Special methods (https://docs.python.org/3/reference/datamodel.html#special-method-names) start and end with a double underscore, and no normal method should use this convention. Some developers used to call them dunder methods as a portmanteau of double-underscore. They are used for operator overloading, container definitions, and so on. For the sake of readability, they should be gathered at the beginning of class definitions:

class WeirdInt(int):
    def __add__(self, other):
        return int.__add__(self, other) + 1

    def __repr__(self):
        return '<weirdo %d>' % self

    # public API
    def do_this(self):
        print('this')

    def do_that(self):
        print('that')

For a normal method, you should never use these kinds of names. So don't invent a name for a method such as this:

class BadHabits:
    def __my_method__(self):
        print('ok')

Arguments are in lowercase, with underscores if needed. They follow the same naming rules as variables.

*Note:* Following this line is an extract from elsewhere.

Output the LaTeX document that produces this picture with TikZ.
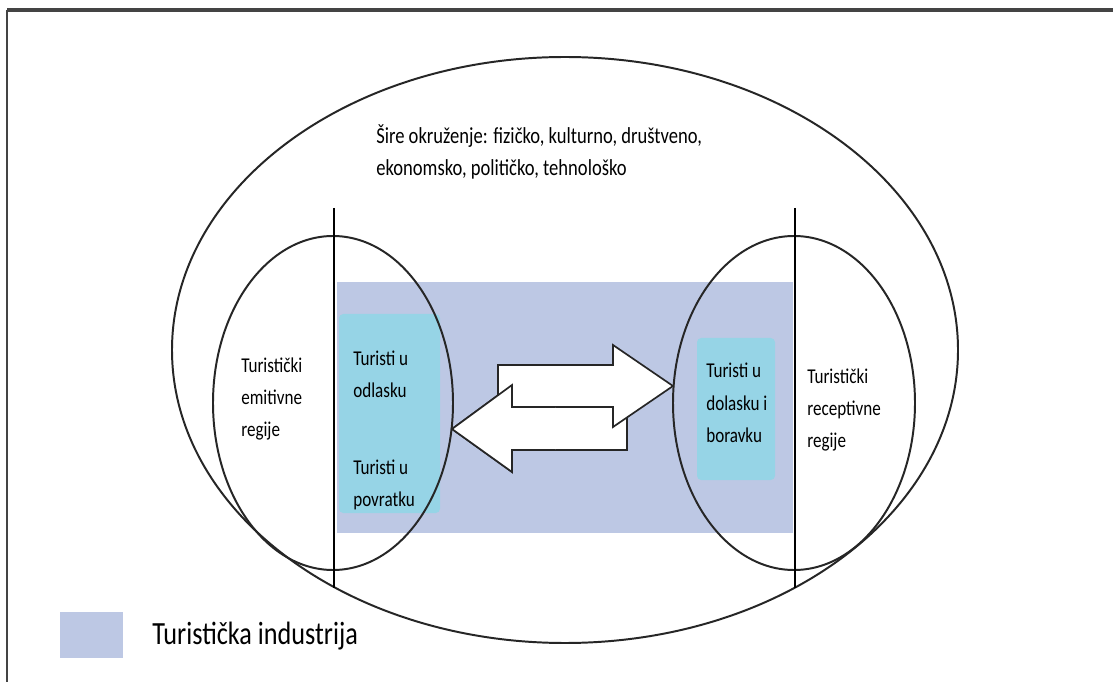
\documentclass[tikz,border=0pt]{standalone}
\usepackage{fontspec}
\setmainfont[FakeStretch=0.81]{Carlito}
\definecolor{industry}{HTML}{BDC8E4}
\definecolor{tourist}{HTML}{96D4E6}
\definecolor{frame}{HTML}{444444}
\tikzset{
	lbl/.style={font=\fontsize{15}{23}\selectfont, align=left, anchor=west, inner sep=0pt},
	region/.style={line width=1.4pt, black!85},
	flow/.style={fill=white, draw=black!85, line width=1.2pt, line join=miter}
}
\begin{document}
\begin{tikzpicture}[x=0.025cm,y=-0.025cm]
	\useasboundingbox (0,0) rectangle (1113,682);
	\fill[white] (0,0) rectangle (1113,682);
	% frame, cut off at right and bottom
	\draw[frame,line width=2.8pt] (7,10)--(1113,10);
	\draw[frame,line width=1.4pt] (7,10)--(7,682);
	% tourism industry
	\fill[industry] (337,282) rectangle (793,533);
	\fill[tourist,rounded corners=3] (339,314) rectangle (440,513);
	\fill[tourist,rounded corners=3] (697,338) rectangle (775,480);
	% environment and regions
	\draw[region] (565,350) ellipse [x radius=393, y radius=293];
	\draw[region] (333,403) ellipse [x radius=120, y radius=167];
	\draw[region] (794,403) ellipse [x radius=121, y radius=167];
	\draw[line width=1.1pt] (334,208)--(334,588);
	\draw[line width=1.1pt] (795,208)--(795,588);
	% flows
	\draw[flow] (627,407)--(512,407)--(512,385)--(452,429)--(512,472)--(512,450)--(627,450)--cycle;
	\draw[flow] (498,365)--(613,365)--(613,345)--(673,386)--(613,427)--(613,407)--(498,407)--cycle;
	\begin{scope}
		\clip (440,370) rectangle (555,490);
		\draw[flow] (627,407)--(512,407)--(512,385)--(452,429)--(512,472)--(512,450)--(627,450)--cycle;
	\end{scope}
	% labels
	\node[lbl,font=\fontsize{16.3}{22.5}\selectfont] (env) at (376,152) {Šire okruženje: fizičko, kulturno, društveno,\\ekonomsko, političko, tehnološko};
	\node[lbl] (emit) at (241,399) {Turistički\\emitivne\\regije};
	\node[lbl] (odl) at (353,374) {Turisti u\\odlasku};
	\node[lbl] (pov) at (353,485) {Turisti u\\povratku};
	\node[lbl] (dol) at (706,403) {Turisti u\\dolasku i\\boravku};
	\node[lbl] (rec) at (807,410) {Turistički\\receptivne\\regije};
	% legend
	\fill[industry] (60,612) rectangle (123,658);
	\node[lbl,font=\fontsize{23}{26}\selectfont] (leg) at (152,636) {Turistička industrija};
\end{tikzpicture}
\end{document}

The names of properties are in lowercase, or in lowercase with underscores. Most of the time, they represent an object's state, which can be a noun or an adjective, or a small phrase when needed:

class Connection:
    _connected = []

    def connect(self, user):
        self._connected.append(user)

    @property

    def connected_people(self):
        return ', '.join(self._connected)

When run on interactive session:

>>> connection = Connection()
>>> connection.connect('Tarek')
>>> connection.connect('Shannon')
>>> print(connection.connected_people)
Tarek, Shannon

The names of classes are always in CamelCase, and may have a leading underscore when they are private to a module.

The class and instance variables are often noun phrases, and form a usage logic with the method names that are verb phrases:

class Database:
    def open(self):
        pass


class User:
    pass

Here is an example usage in interactive session:

>>> user = User()
>>> db = Database()
>>> db.open()

Besides the special module __init__, the module names are in lowercase with no underscores.

The following are some examples from the standard library:

When the module is private to the package, a leading underscore is added. Compiled C or C++ modules are usually named with an underscore and imported in pure Python modules.

Package names follow the same rules, since they act like more structured modules.